Forman Speaks Out
The government's first E-administrator, now a VP at startup Cassatt Corp., tells InformationWeek how the government's IT operations have progressed and why he went to a startup.
Mark Forman, as the top IT executive in the federal government for more than two years, often said that government needed to emulate business as it tried to catch up in the use of technology to meet the needs of its various constituents.
Ending a self-imposed seven-week silence since stepping down as the federal government's first E-administrator in mid-August, Forman says the government has not only met but in many instances has surpassed most businesses in developing an enterprise architecture aimed at simplifying computing in large organizations. "The federal government isn't two years behind business any more," says Forman, who has joined Cassatt Corp., an enterprise software startup, as executive VP of worldwide services.
Forman's remarks came in a wide-ranging telephone interview Tuesday from his new office in Menlo Park, Calif., in which he addressed not only advances in government IT, but congressional failure to fully fund Bush administration E-government initiatives, the departure of other key government IT leaders, and why he joined Cassatt.
In terms of deploying Web services, Forman says the federal government's efforts are on par with 70% to 80% of corporate IT organizations, trailing only the 5% to 10% of top-tier IT users in corporate America. He cites the government geospatial portal, Geodata.gov, as a leading-edge example of Web services.

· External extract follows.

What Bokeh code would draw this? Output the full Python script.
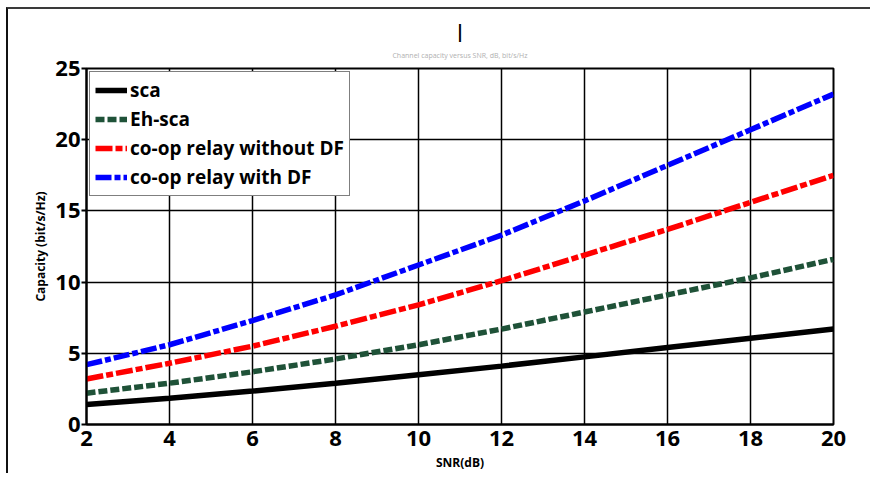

In implementing IT security, Forman contends that the federal government is way ahead of most companies. "The federal government has put in place a real, defined process that you find in only a few companies," he says. "Most companies aren't doing annual gap analysis."
The failure of Congress to fully fund the administration's E-government initiatives he championed as the government's CIO has proven to be advantageous. "One of the well-kept secrets on the E-government initiatives is that by not centralizing funding, Congress made it easier to drive cooperation among the agencies," he says. "You can't have any better tool to manage change to drive consolidation than people giving money to consolidate. That was helpful."
Forman says he doesn't know if a brain drain is occurring in the federal government, but he's not too worried. Soon after Forman's departure, Norman Lorentz, the Office of Management and Budget's chief technology officer and acting E-administrator, announced his resignation to return to the private sector. In recent months, some key IT managers--including several that oversee E-government initiatives--have left. "I have a theory about Washington: People jump in to fill a vacuum," Forman says. He notes his replacement as E-government administrator, former Energy Department CIO Karen Evans, has been working on E-government initiatives since the Clinton administration, when, as an IT executive at the Justice Department, she helped standardize grant-management applications. "We developed a team, a culture, so that when a leader leaves, new folks come in who can take over," he says.
Forman says his departure had nothing to do with the resignation months earlier of his boss, then-OMB director Mitch Daniel, who left to run for governor of Indiana. Yet, when Daniel announced his resignation, unsolicited job offers began cascading to Forman on the assumption he, too, was ready to leave. "When Mitch announced he was leaving, I went to one dinner, and I felt that I had a 'For Sale' sign on my head," Forman recalls.
The reason Forman, 45, gave for his resignation was that he needed to earn more than the $142,500 a year he made as E-administrator. He wouldn't say how much Cassatt is paying him.
Cassatt CEO Bill Coleman approached Forman early this summer. As the government's top IT executive, Forman had tried to recruit Coleman, former CEO at BEA Systems Inc., for a White House IT policy job. Forman wasn't successful in his recruitment effort, but Coleman turned the tables on the E-administrator, and the two began discussing Forman joining Cassatt.
Cassatt will offer products and services surrounding autonomic computing that let enterprise systems configure themselves to changing conditions and are self-healing in the event of a failure.
Why Cassatt, a Silicon Valley startup, and not some other company? Autonomic computing is closely tied to enterprise component-based architecture, something Forman has advocated as a government official and as an executive at IBM and Unisys, where he worked earlier in his career. He says he could use his expertise while broadening his horizons beyond government to help develop a product that could help many types of organizations.
Forman says Cassatt will target the government market, but as executive VP for worldwide services, he'll be less involved in selling than in advising customers on how to develop solutions. "My job isn't convincing them but to help them understand the opportunity out there," he says.
Forman, who also serve as Cassatt's CIO, says working for a startup avoids any potential conflict-of-interest charges. "One of the things that's important to me is business ethics, personal ethics," he says. "Nobody can claim I was going to a company in which I had any influence over while I was in government. It's a new company."